The question here concerns the scope of the word "knowingly." Does it mean that the Government must prove that a defendant knew both that he engaged in the relevant conduct (that he possessed a firearm) and also that he fell within the relevant status (that he was a felon, an alien unlawfully in this country, or the like)? We hold that the word "knowingly" applies both to the defendant's conduct and to the defendant's status. To convict a defendant, the Government therefore must show that the defendant knew he possessed a firearm and also that he knew he had the relevant status when he possessed it.Rehaif, 139 S.Ct. at 2194.
Movant's Rehaif claim fails for a number of reasons. First, "the Supreme Court did not announce a new rule made retroactive in Rehaif; rather, Rehaif merely interpreted the statute, § 922(g), to require the government to show that the defendant knew he possessed a firearm and that he had the relevant status when he possessed it." Nixon v. United States, 2019 WL 6498088, at *3 (N.D. Tex. Dec. 3, 2019) (citing In re Palacios, 931 F.3d 1314, 1315 (11th Cir. 2019) (Rehaif did not announce a new rule of constitutional law made retroactive to cases on collateral review)). Next, contrary to Movant's assertions, Rehaif merely held that a defendant must be aware of his relevant status, not that his status made it illegal for him to possess a firearm under § 922(g). See United States v. Bowens, 938 F.3d 790, 797 (6th Cir. 2019) ("[I]n a prosecution under § 922(g)(3), the Government arguably must prove that defendants knew they were unlawful users of a controlled substance, but not, as defendants appear to argue, that they knew unlawful users of controlled substances were prohibited from possessing firearms under federal law").
Finally, Movant's claim that he was unaware he was a convicted felon is belied by the record. See United States v. Hollingshed, 940 F.3d 410, 416 (8th Cir. 2019) (fact that defendant served more than five years in prison, combined with a jailhouse phone call in which he attempted to find someone else to claim ownership of the firearm, showed he knew he had been convicted of "a crime punishable by imprisonment for a term exceeding one year" when he possessed a firearm). In pleading guilty, Movant confirmed he had a prior conviction for engaging in organized criminal activity and was sentenced to 10 years in prison. 1/3/2017 Rearraign. Hrg.
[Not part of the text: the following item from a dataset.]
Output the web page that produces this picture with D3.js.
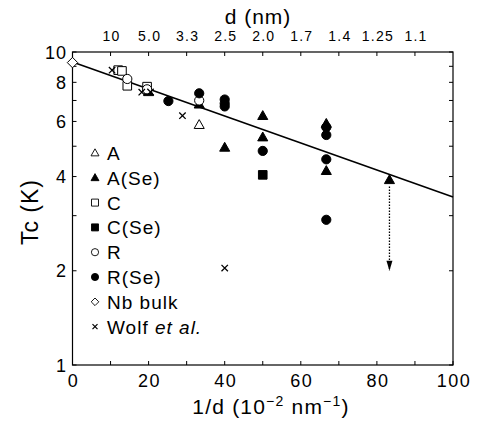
<!DOCTYPE html>
<html lang="en">
<head>
<meta charset="utf-8">
<title>Tc vs 1/d</title>
<script src="https://cdn.jsdelivr.net/npm/d3@7"></script>
<style>
  body { margin: 0; background: #fff; }
  svg { font-family: "Liberation Sans", Arial, sans-serif; }
</style>
</head>
<body>
<script>
// data: x = 1/d (10^-2 nm^-1), y = Tc (K)
var seriesA    = [[33.3, 5.85]];
var seriesASe  = [[20, 7.45], [33.3, 6.8], [40, 4.95], [50, 6.25], [50, 5.34],
                  [66.7, 5.9], [66.7, 4.17], [83.3, 3.9]];
var seriesC    = [[12, 8.75], [13, 8.7], [14.4, 7.8], [19.6, 7.75]];
var seriesCSe  = [[50, 4.05]];
var seriesR    = [[14.4, 8.2], [19.6, 7.6], [33.3, 7.0]];
var seriesRSe  = [[25.2, 6.97], [33.3, 7.38], [40, 7.05], [40, 6.85], [40, 6.7],
                  [50, 4.83], [66.7, 5.75], [66.7, 5.43], [66.7, 4.54], [66.7, 2.91]];
var seriesNb   = [[0, 9.25]];
var seriesWolf = [[10.4, 8.75], [18.2, 7.44], [20.5, 7.45], [28.9, 6.26], [40, 2.04]];

var fitLine = [[0, 9.29], [100, 3.44]];
var arrowPts = [[83.3, 3.72], [83.3, 2.0]];

var xTicks = [0, 10, 20, 30, 40, 50, 60, 70, 80, 90, 100];
var xLabels = [0, 20, 40, 60, 80, 100];
var topTicks = [10, 20, 30, 40, 50, 60, 70, 80, 90];
var topLabels = ["10", "5.0", "3.3", "2.5", "2.0", "1.7", "1.4", "1.25", "1.1"];
var yTicks = [1, 2, 3, 4, 5, 6, 7, 8, 9, 10];
var yLabels = [1, 2, 4, 6, 8, 10];

var legendNames = ["A", "A(Se)", "C", "C(Se)", "R", "R(Se)", "Nb bulk", "Wolf"];

var w = 477, h = 431;
var pLeft = 72.5, pRight = 453, pTop = 52, pBottom = 365;

var svg = d3.select("body").append("svg")
  .attr("width", w)
  .attr("height", h);

var x = d3.scaleLinear().domain([0, 100]).range([pLeft, pRight]);
var y = d3.scaleLog().domain([1, 10]).range([pBottom, pTop]);

// marker paths
function shape(type, r) {
  if (type == "tri") {
    return "M0," + (-r * 1.1) + "L" + (r * 1.05) + "," + (r * 0.75) + "L" + (-r * 1.05) + "," + (r * 0.75) + "Z";
  }
  if (type == "sq") {
    return "M" + (-r) + "," + (-r) + "h" + (2 * r) + "v" + (2 * r) + "h" + (-2 * r) + "Z";
  }
  if (type == "dia") {
    return "M0," + (-r) + "L" + r + ",0L0," + r + "L" + (-r) + ",0Z";
  }
  if (type == "x") {
    return "M" + (-r) + "," + (-r) + "L" + r + "," + r + "M" + r + "," + (-r) + "L" + (-r) + "," + r;
  }
  return d3.arc()({ innerRadius: 0, outerRadius: r, startAngle: 0, endAngle: 2 * Math.PI });
}

var styles = [
  { data: seriesA,    type: "tri", fill: "#fff" },
  { data: seriesASe,  type: "tri", fill: "#000" },
  { data: seriesC,    type: "sq",  fill: "#fff" },
  { data: seriesCSe,  type: "sq",  fill: "#000" },
  { data: seriesR,    type: "ci",  fill: "#fff" },
  { data: seriesRSe,  type: "ci",  fill: "#000" },
  { data: seriesNb,   type: "dia", fill: "#fff" },
  { data: seriesWolf, type: "x",   fill: "none" }
];
var markerSize = { tri: 4.8, sq: 4.3, ci: 4.6, dia: 5.2, x: 3.2 };
var legendSize = { tri: 3.8, sq: 3.5, ci: 3.6, dia: 3.8, x: 2.5 };

// frame
svg.append("rect")
  .attr("x", pLeft).attr("y", pTop)
  .attr("width", pRight - pLeft).attr("height", pBottom - pTop)
  .attr("fill", "none").attr("stroke", "#000").attr("stroke-width", 1.2);

// bottom ticks
svg.selectAll(".bt").data(xTicks).enter().append("line")
  .attr("x1", function(d) { return x(d); }).attr("x2", function(d) { return x(d); })
  .attr("y1", pBottom).attr("y2", pBottom - 4)
  .attr("stroke", "#000").attr("stroke-width", 1);
svg.selectAll(".bl").data(xLabels).enter().append("text")
  .attr("x", function(d) { return x(d) + 1; })
  .attr("y", 387)
  .attr("text-anchor", "middle")
  .attr("font-size", "18px")
  .attr("letter-spacing", "1.5px")
  .text(function(d) { return d; });

// top ticks
svg.selectAll(".tt").data(topTicks).enter().append("line")
  .attr("x1", function(d) { return x(d); }).attr("x2", function(d) { return x(d); })
  .attr("y1", pTop).attr("y2", pTop + 4)
  .attr("stroke", "#000").attr("stroke-width", 1);
svg.selectAll(".tl").data(topTicks).enter().append("text")
  .attr("x", function(d) { return x(d) + 1; })
  .attr("y", 41)
  .attr("text-anchor", "middle")
  .attr("font-size", "14px")
  .attr("letter-spacing", "1.2px")
  .text(function(d, i) { return topLabels[i]; });

// left / right ticks
svg.selectAll(".lt").data(yTicks).enter().append("line")
  .attr("x1", pLeft).attr("x2", pLeft + 4)
  .attr("y1", function(d) { return y(d); }).attr("y2", function(d) { return y(d); })
  .attr("stroke", "#000").attr("stroke-width", 1);
svg.selectAll(".rt").data(yTicks).enter().append("line")
  .attr("x1", pRight).attr("x2", pRight - 4)
  .attr("y1", function(d) { return y(d); }).attr("y2", function(d) { return y(d); })
  .attr("stroke", "#000").attr("stroke-width", 1);
svg.selectAll(".ll").data(yLabels).enter().append("text")
  .attr("x", 67)
  .attr("y", function(d) { return y(d) + 6.5; })
  .attr("text-anchor", "end")
  .attr("font-size", "18px")
  .attr("letter-spacing", "1px")
  .text(function(d) { return d; });

// axis titles
var xt = svg.append("text")
  .attr("x", 271).attr("y", 414)
  .attr("text-anchor", "middle")
  .attr("font-size", "21px")
  .attr("letter-spacing", "1.2px");
xt.append("tspan").text("1/d  (10");
xt.append("tspan").attr("dy", -8).attr("font-size", "14px").text("\u22122");
xt.append("tspan").attr("dy", 8).text(" nm");
xt.append("tspan").attr("dy", -8).attr("font-size", "14px").text("\u22121");
xt.append("tspan").attr("dy", 8).text(")");

svg.append("text")
  .attr("x", 258).attr("y", 24)
  .attr("text-anchor", "middle")
  .attr("font-size", "21px")
  .attr("letter-spacing", "1px")
  .text("d (nm)");

svg.append("text")
  .attr("transform", "translate(38,212) rotate(-90)")
  .attr("text-anchor", "middle")
  .attr("font-size", "23px")
  .attr("letter-spacing", "1px")
  .text("Tc (K)");

// fit line
var line = d3.line()
  .x(function(d) { return x(d[0]); })
  .y(function(d) { return y(d[1]); });
svg.append("path")
  .attr("d", line(fitLine))
  .attr("fill", "none").attr("stroke", "#000").attr("stroke-width", 1.6);

// dotted arrow
svg.append("path")
  .attr("d", line(arrowPts))
  .attr("fill", "none").attr("stroke", "#000").attr("stroke-width", 1.3)
  .attr("stroke-dasharray", "1.5,1.5");
var tip = arrowPts[1];
svg.append("path")
  .attr("d", "M" + (x(tip[0]) - 3) + "," + (y(tip[1]) - 10) + "L" + (x(tip[0]) + 3) + "," + (y(tip[1]) - 10) +
             "L" + x(tip[0]) + "," + y(tip[1]) + "Z")
  .attr("fill", "#000");

// markers
styles.forEach(function(s) {
  svg.selectAll(null).data(s.data).enter().append("path")
    .attr("transform", function(d) { return "translate(" + x(d[0]) + "," + y(d[1]) + ")"; })
    .attr("d", shape(s.type, markerSize[s.type]))
    .attr("fill", s.fill)
    .attr("stroke", "#000")
    .attr("stroke-width", s.type == "x" ? 1.3 : 1);
});

// legend
var lg = svg.append("g");
styles.forEach(function(s, i) {
  var ly = 153 + i * 24.8;
  lg.append("path")
    .attr("transform", "translate(95," + ly + ")")
    .attr("d", shape(s.type, legendSize[s.type]))
    .attr("fill", s.fill)
    .attr("stroke", "#000")
    .attr("stroke-width", s.type == "x" ? 1.2 : 0.9);
  var t = lg.append("text")
    .attr("x", 107).attr("y", ly + 7)
    .attr("font-size", "19px")
    .attr("letter-spacing", "1px");
  if (legendNames[i] == "Wolf") {
    t.append("tspan").text("Wolf ");
    t.append("tspan").attr("font-style", "italic").text("et al.");
  } else {
    t.text(legendNames[i]);
  }
});
</script>
</body>
</html>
Tr., D.E. 25 pp. 24:18-25:12. He further stated at sentencing, "I was sentenced to prison, and when I got out of prison, they had me in a safe cell, meaning a cell by yourself for a couple of years." 6/5/2017 Sent. Hrg. Tr., D.E. 26. pp. 13:16-18. Movant stated that he "didn't have no guns when [he] walked out of prison. I only bought those guns afterwards. . . . That don't make it right, you know. I'm wrong." Id. at 14:4-11. Movant submitted a statement in support of acceptance of responsibility admitting that he "knowingly possessed a firearm and ammunition while a convicted felon. . . . I knew I was breaking the law by doing this. I am very remorseful for my conduct." PSR, D.E. 11 ¶ 16. He also stated to Probation Officers that he tried to hide the firearms and ammunition after being notified police were approaching and that he had considered going on the run or getting in a shoot-out with law enforcement. Id. ¶11.
In sum, even if Rehaif did announce a new rule of constitutional law made retroactive on collateral review, Movant would not be entitled to relief because the record conclusively demonstrates that he knew he was a convicted felon and was acting unlawfully by possessing firearms and ammunition. Accordingly, this claim is dismissed.
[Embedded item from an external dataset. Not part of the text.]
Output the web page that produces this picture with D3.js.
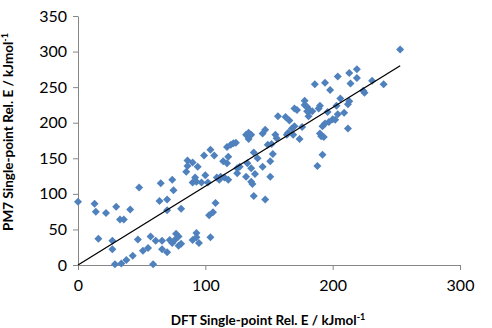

IV. CERTIFICATE OF APPEALABILITY
An appeal may not be taken to the court of appeals from a final order in a habeas corpus proceeding "unless a circuit justice or judge issues a certificate of appealability." 28 U.S.C. § 2253(c)(1)(A). Although Movant has not yet filed a notice of appeal, the § 2255 Rules instruct this Court to "issue or deny a certificate of appealability when it enters a final order adverse to the applicant." Rule 11, § 2255 RULES.
A certificate of appealability (COA) "may issue. . . only if the applicant has made a substantial showing of the denial of a constitutional right." 28 U.S.C. § 2253(c)(2). "The COA determination under § 2253(c) requires an overview of the claims in the habeas petition and a general assessment of their merits." Miller-El v. Cockrell, 537 U.S. 322, 336 (2003). To warrant a grant of the certificate as to claims denied on their merits, "[t]he petitioner must demonstrate that reasonable jurists would find the district court's assessment of the constitutional claims debatable or wrong." Slack v. McDaniel, 529 U.S. 473, 484 (2000). This standard requires a § 2255 movant to demonstrate that reasonable jurists could debate whether the motion should have been resolved differently, or that the issues presented deserved encouragement to proceed further. United States v. Jones, 287 F.3d 325, 329 (5th Cir. 2002) (relying upon Slack, 529 U.S. at 483-84). As for claims that the court rejects solely on procedural grounds, the movant must show that "jurists of reason would find it debatable whether the petition states a valid claim of the denial of a constitutional right and that jurists of reason would find it debatable whether the district court was correct in its procedural ruling." Slack, 529 U.S. at 484.
Based on the above standards, the Court concludes that Movant is not entitled to a COA on any of his claims. That is, reasonable jurists could not debate the Court's resolution of his claims, nor do these issues deserve encouragement to proceed. See Jones, 287 F.3d at 329.
V. CONCLUSION
For the foregoing reasons, Movant's letter motion and amended motion under 28 U.S.C. § 2255 (D.E. 34, 37) are DENIED, and Movant is DENIED a Certificate of Appealability.
It is so ORDERED this 11th day of February, 2020.